Orpheus, the singer who descended to the underworld and
returned, may seem a relatively simple hero of the ancient Western world, his
story a convenient model for composers. But his mystery cult in ancient Greece
influenced Plato and was once felt to be a harbinger of Christianity. For this if nothing else he deserves this
innovative biography.
I see nothing wrong in writing a biography of myth. While we’re certain that nobody ever heard Orpheus play
his lyre, and are equally certain that many people heard Lincoln’s Gettysburg
Address, nobody we know has heard either, and artists and biographers are
required in both cases to interpret.
Wroe organises her facts under seven themes (or strings to
Orpheus’ lyre), arranged broadly in a standard life cycle. So a section on love
precedes a section on death. The material in each section is necessarily drawn
from a wide range of sources, far-flung chronologically, geographically and
linguistically.
We get ancient Greek figure vases, ancient Roman poetry,
early Christian philosophy, medieval romances,
renaissance paintings, modern films, and of course operas. The variety
is bewildering, and the author cannot intend us to remember, for example,
whether contemporary readers of Orpheus on the Argonautica also knew of his love for
Eurydice.
Less a detached biography than a love song, the prose is
breathless and poetic, as if the narrator were reciting one of Orpheus' hymns. We gain a
unifying image of Orpheus out of the chaos, and he would seem to be the
narrator’s wish-fulfilment, a beautiful non-sexual sensitive young man who is
too wise to be truly attached to anything or anyone, though this only makes it easier
to fall hopelessly in love with him.
Sometimes, the narrator references something that wouldn’t
be so easily located on wikipedia, such as a busker on the London Underground,
singing to the shades that pass him, perhaps searching for his Eurydice. I wish
there were more of these lateral references in this book; as it is, we are
given Orpheus ‘straight’.
Even here, though, some of his mystery has been conveyed
better by other writers.
The German poet Rilke features prominently in this book, with
regular quotes from his Sonnets to Orpheus. Yet Wroe doesn’t seem aware of
Erich Heller’s wonderful essay on Rilke and Nietzsche, in which Orpheus becomes for the poet something like a composite of Apollo and Dionysus for the philosopher.

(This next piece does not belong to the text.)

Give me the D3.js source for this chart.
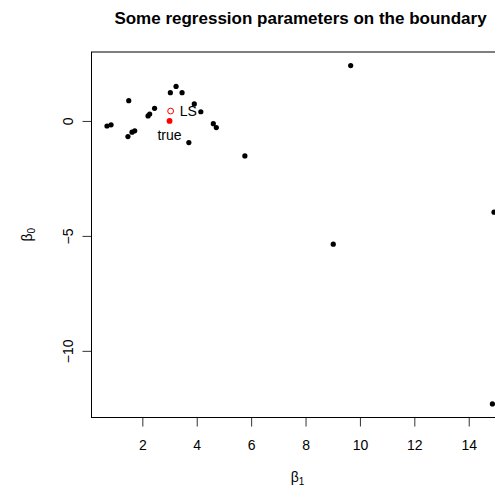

This is the biggest disappointment with the biography.
It presents the facts in an entertaining manner, but doesn’t attempt to explain
Orpheus’ significance, especially his significance to us, now. The affirmation
of life in spite of its horror; the role of style in mediating between
Dionysus’ indivisible terrifying truth and Apollo’s false yet beautiful
mastery; all of this goes unmentioned.
But perhaps the book itself is an attempt to achieve that style, that balance. The last line, involving a coffee cup, cake and primroses, might suggest this.
But perhaps the book itself is an attempt to achieve that style, that balance. The last line, involving a coffee cup, cake and primroses, might suggest this.
On the whole, though, I feel Orpheus keeps his mysteries.